ISLAMABAD – The federal government has announced a cut in profit rates on various National Savings Schemes, effective July 28, 2025. The Ministry of Finance issued a formal notification outlining the revised rates across multiple savings instruments.
The reduction affects popular savings products such as Special Savings Certificates and Accounts, Defence Savings Certificates, Regular Income Certificates, Bahbood Savings Certificates, Pensioners’ Benefit Accounts, and Shuhada Family Welfare Accounts.
According to the updated figures, the annual return on Special Savings Certificates has dropped slightly from 10.6% to 10.4%. Meanwhile, the profit rate for Bahbood Savings, Pensioners’ Benefit, and Shuhada Family Welfare Accounts has decreased from 13.20% to 12.96%.
For Defence Savings Certificates, which are long-term investments, returns have also been lowered. The cumulative profit over a nine-year period is now set at 161%, down from the previous 162%. The return for the tenth year has seen a more significant cut, from 204% to 200%.
Short-Term Savings Certificates have also experienced a decrease in their profit margins. However, the standard 9.50% return on Savings Accounts remains unchanged, providing some stability for ordinary account holders.
In contrast to the conventional savings tools, the government has increased returns on Sarwa Islamic Term Accounts and Islamic Savings Accounts. These Shariah-compliant options have become more attractive to savers looking for alternative investment opportunities.
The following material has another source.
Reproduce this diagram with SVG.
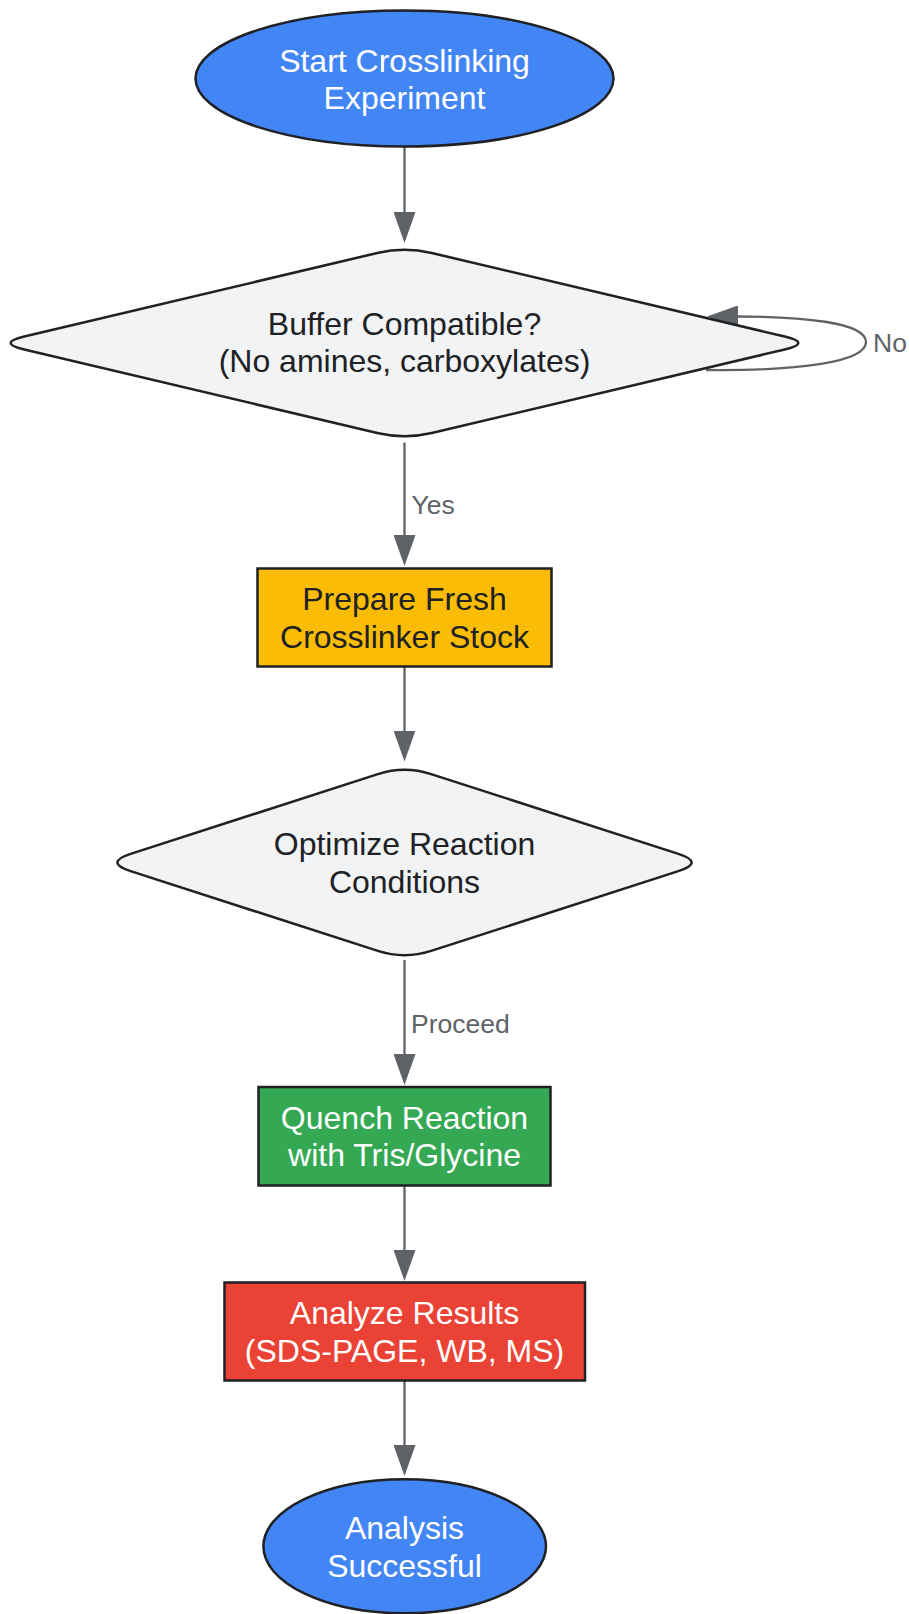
<svg xmlns="http://www.w3.org/2000/svg" width="909" height="1614" viewBox="0 0 909 1614">
<style>
.node{stroke:#202124;stroke-width:2.5}
.t{font-family:"Liberation Sans",Arial,sans-serif;font-size:32px;text-anchor:middle}
.w{fill:#ffffff}
.d{fill:#202124}
.edge{fill:none;stroke:#5f6368;stroke-width:2.3}
.lbl{font-family:"Liberation Sans",Arial,sans-serif;font-size:26.5px;fill:#5f6368}
</style>
<defs>
<marker id="arr" viewBox="0 0 31 22" refX="1" refY="11" markerWidth="31" markerHeight="22" markerUnits="userSpaceOnUse" orient="auto">
<path d="M0,0 L31,11 L0,22 Z" fill="#5f6368"/>
</marker>
</defs>
<rect width="909" height="1614" fill="#ffffff"/>
<g id="connectors">
<path class="edge" d="M404.5,147 L404.5,213" marker-end="url(#arr)"/>
<path class="edge" d="M404.5,442.5 L404.5,536" marker-end="url(#arr)"/>
<path class="edge" d="M404.5,667 L404.5,731.5" marker-end="url(#arr)"/>
<path class="edge" d="M404.5,960 L404.5,1055" marker-end="url(#arr)"/>
<path class="edge" d="M404.5,1186 L404.5,1251" marker-end="url(#arr)"/>
<path class="edge" d="M404.5,1381 L404.5,1446" marker-end="url(#arr)"/>
<path class="edge" d="M706,370 C800,371 866,362 866,342 C866,322 800,316.5 737,316.5" marker-end="url(#arr)"/>
<text class="lbl" x="411.5" y="514">Yes</text>
<text class="lbl" x="411" y="1033">Proceed</text>
<text class="lbl" x="873" y="352">No</text>
</g>
<g id="start">
<ellipse class="node" cx="404.5" cy="78.5" rx="209" ry="68" fill="#4285f4"/>
<text class="t w" x="404.5" y="71.5">Start Crosslinking</text>
<text class="t w" x="404.5" y="109">Experiment</text>
</g>
<g id="buffer">
<path class="node" fill="#f1f3f4" d="M377.25,252.95 Q404.5,246.5 431.75,252.95 L784.75,336.55 Q812,343 784.75,349.45 L431.75,433.05 Q404.5,439.5 377.25,433.05 L24.25,349.45 Q-3,343 24.25,336.55 Z"/>
<text class="t d" x="404.5" y="335">Buffer Compatible?</text>
<text class="t d" x="404.5" y="372">(No amines, carboxylates)</text>
</g>
<g id="prepare">
<rect class="node" x="257.5" y="568.5" width="294" height="98" fill="#fbbc04"/>
<text class="t d" x="404.5" y="610">Prepare Fresh</text>
<text class="t d" x="404.5" y="647.5">Crosslinker Stock</text>
</g>
<g id="optimize">
<path class="node" fill="#f1f3f4" d="M377.86,774.1 Q404.5,765.5 431.14,774.1 L678.36,853.9 Q705,862.5 678.36,871.1 L431.14,950.9 Q404.5,959.5 377.86,950.9 L130.64,871.1 Q104,862.5 130.64,853.9 Z"/>
<text class="t d" x="404.5" y="855">Optimize Reaction</text>
<text class="t d" x="404.5" y="892.5">Conditions</text>
</g>
<g id="quench">
<rect class="node" x="258.5" y="1087" width="292" height="98.5" fill="#34a853"/>
<text class="t w" x="404.5" y="1128.5">Quench Reaction</text>
<text class="t w" x="404.5" y="1166">with Tris/Glycine</text>
</g>
<g id="analyze">
<rect class="node" x="224.5" y="1282.5" width="360.5" height="98" fill="#ea4335"/>
<text class="t w" x="404.5" y="1324">Analyze Results</text>
<text class="t w" x="404.5" y="1361.5">(SDS-PAGE, WB, MS)</text>
</g>
<g id="end">
<ellipse class="node" cx="404.7" cy="1546.3" rx="141.3" ry="67" fill="#4285f4"/>
<text class="t w" x="404.5" y="1539">Analysis</text>
<text class="t w" x="404.5" y="1576.5">Successful</text>
</g>
</svg>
The revised rates reflect the government’s broader economic strategy and align with recent trends in monetary policy. Analysts suggest that as inflation stabilizes and interest rates fall, adjustments to profit rates on state-backed savings schemes become necessary.
These changes are expected to influence the investment behavior of millions of Pakistanis who rely on National Savings instruments for secure, long-term returns.